| WHAT TO DO |
Produce a word-for-word copy of the listing below without its pictures.

* BEGIN *

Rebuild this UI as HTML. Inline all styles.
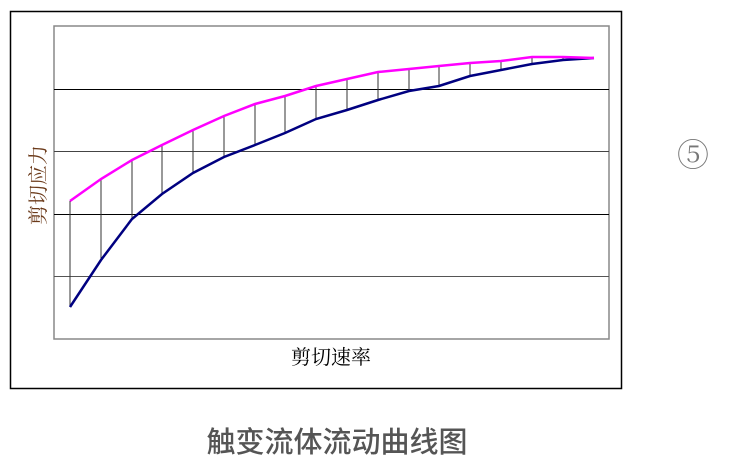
<!DOCTYPE html>
<html><head><meta charset="utf-8"><style>
body{margin:0;width:731px;height:471px;background:#fff;overflow:hidden}
text{font-family:"Liberation Serif","Noto Serif CJK SC","Noto Sans CJK SC",serif}
</style></head><body>
<svg width="731" height="471" xmlns="http://www.w3.org/2000/svg">
<rect x="10.5" y="11.5" width="611" height="377" fill="#fff" stroke="#000" stroke-width="1.5"/>
<rect x="54" y="26" width="555" height="313" fill="#fff" stroke="#888" stroke-width="1.5"/>
<g stroke="#000" stroke-width="1">
<line x1="54" y1="89.5" x2="609" y2="89.5"/>
<line x1="54" y1="151.5" x2="609" y2="151.5" stroke="#444"/>
<line x1="54" y1="214.5" x2="609" y2="214.5"/>
<line x1="54" y1="276.5" x2="609" y2="276.5" stroke="#555"/>
</g>
<g stroke="#333" stroke-width="1">
<line x1="70" y1="201" x2="70" y2="307"/><line x1="101" y1="179" x2="101" y2="260"/>
<line x1="132" y1="160" x2="132" y2="219"/><line x1="162" y1="145" x2="162" y2="194"/>
<line x1="193" y1="130" x2="193" y2="173"/><line x1="224" y1="116" x2="224" y2="157"/>
<line x1="255" y1="104" x2="255" y2="145"/><line x1="285" y1="96" x2="285" y2="133"/>
<line x1="316" y1="86" x2="316" y2="119"/><line x1="347" y1="79" x2="347" y2="110"/>
<line x1="378" y1="72" x2="378" y2="100"/><line x1="409" y1="69" x2="409" y2="91"/>
<line x1="439" y1="66" x2="439" y2="86"/><line x1="470" y1="63" x2="470" y2="76"/>
<line x1="501" y1="61" x2="501" y2="70"/><line x1="532" y1="57" x2="532" y2="64"/>
<line x1="563" y1="57" x2="563" y2="60"/>
</g>
<polyline fill="none" stroke="#000080" stroke-width="2.5" points="70,307 101,260 132,219 162,194 193,173 224,157 255,145 285,133 316,119 347,110 378,100 409,91 439,86 470,76 501,70 532,64 563,60 594,58"/>
<polyline fill="none" stroke="#ff00ff" stroke-width="2.5" points="70,201 101,179 132,160 162,145 193,130 224,116 255,104 285,96 316,86 347,79 378,72 409,69 439,66 470,63 501,61 532,57 563,57 594,58"/>
<text x="331" y="364" font-size="20" text-anchor="middle" fill="#000">剪切速率</text>
<text transform="translate(45,185) rotate(-90)" font-size="20" text-anchor="middle" fill="#6b3a1a">剪切应力</text>
<text x="693" y="166" font-size="32" text-anchor="middle" fill="#777" font-family="'DejaVu Sans',sans-serif">⑤</text>
<text x="337" y="452" font-size="29" text-anchor="middle" fill="#555" font-weight="500" style="font-family:'Noto Sans CJK SC',sans-serif">触变流体流动曲线图</text>
</svg>
</body></html>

* END *

| TASK RESULT |
Rebuild this UI as HTML. Inline all styles.
<!DOCTYPE html>
<html><head><meta charset="utf-8"><style>
body{margin:0;width:731px;height:471px;background:#fff;overflow:hidden}
text{font-family:"Liberation Serif","Noto Serif CJK SC","Noto Sans CJK SC",serif}
</style></head><body>
<svg width="731" height="471" xmlns="http://www.w3.org/2000/svg">
<rect x="10.5" y="11.5" width="611" height="377" fill="#fff" stroke="#000" stroke-width="1.5"/>
<rect x="54" y="26" width="555" height="313" fill="#fff" stroke="#888" stroke-width="1.5"/>
<g stroke="#000" stroke-width="1">
<line x1="54" y1="89.5" x2="609" y2="89.5"/>
<line x1="54" y1="151.5" x2="609" y2="151.5" stroke="#444"/>
<line x1="54" y1="214.5" x2="609" y2="214.5"/>
<line x1="54" y1="276.5" x2="609" y2="276.5" stroke="#555"/>
</g>
<g stroke="#333" stroke-width="1">
<line x1="70" y1="201" x2="70" y2="307"/><line x1="101" y1="179" x2="101" y2="260"/>
<line x1="132" y1="160" x2="132" y2="219"/><line x1="162" y1="145" x2="162" y2="194"/>
<line x1="193" y1="130" x2="193" y2="173"/><line x1="224" y1="116" x2="224" y2="157"/>
<line x1="255" y1="104" x2="255" y2="145"/><line x1="285" y1="96" x2="285" y2="133"/>
<line x1="316" y1="86" x2="316" y2="119"/><line x1="347" y1="79" x2="347" y2="110"/>
<line x1="378" y1="72" x2="378" y2="100"/><line x1="409" y1="69" x2="409" y2="91"/>
<line x1="439" y1="66" x2="439" y2="86"/><line x1="470" y1="63" x2="470" y2="76"/>
<line x1="501" y1="61" x2="501" y2="70"/><line x1="532" y1="57" x2="532" y2="64"/>
<line x1="563" y1="57" x2="563" y2="60"/>
</g>
<polyline fill="none" stroke="#000080" stroke-width="2.5" points="70,307 101,260 132,219 162,194 193,173 224,157 255,145 285,133 316,119 347,110 378,100 409,91 439,86 470,76 501,70 532,64 563,60 594,58"/>
<polyline fill="none" stroke="#ff00ff" stroke-width="2.5" points="70,201 101,179 132,160 162,145 193,130 224,116 255,104 285,96 316,86 347,79 378,72 409,69 439,66 470,63 501,61 532,57 563,57 594,58"/>
<text x="331" y="364" font-size="20" text-anchor="middle" fill="#000">剪切速率</text>
<text transform="translate(45,185) rotate(-90)" font-size="20" text-anchor="middle" fill="#6b3a1a">剪切应力</text>
<text x="693" y="166" font-size="32" text-anchor="middle" fill="#777" font-family="'DejaVu Sans',sans-serif">⑤</text>
<text x="337" y="452" font-size="29" text-anchor="middle" fill="#555" font-weight="500" style="font-family:'Noto Sans CJK SC',sans-serif">触变流体流动曲线图</text>
</svg>
</body></html>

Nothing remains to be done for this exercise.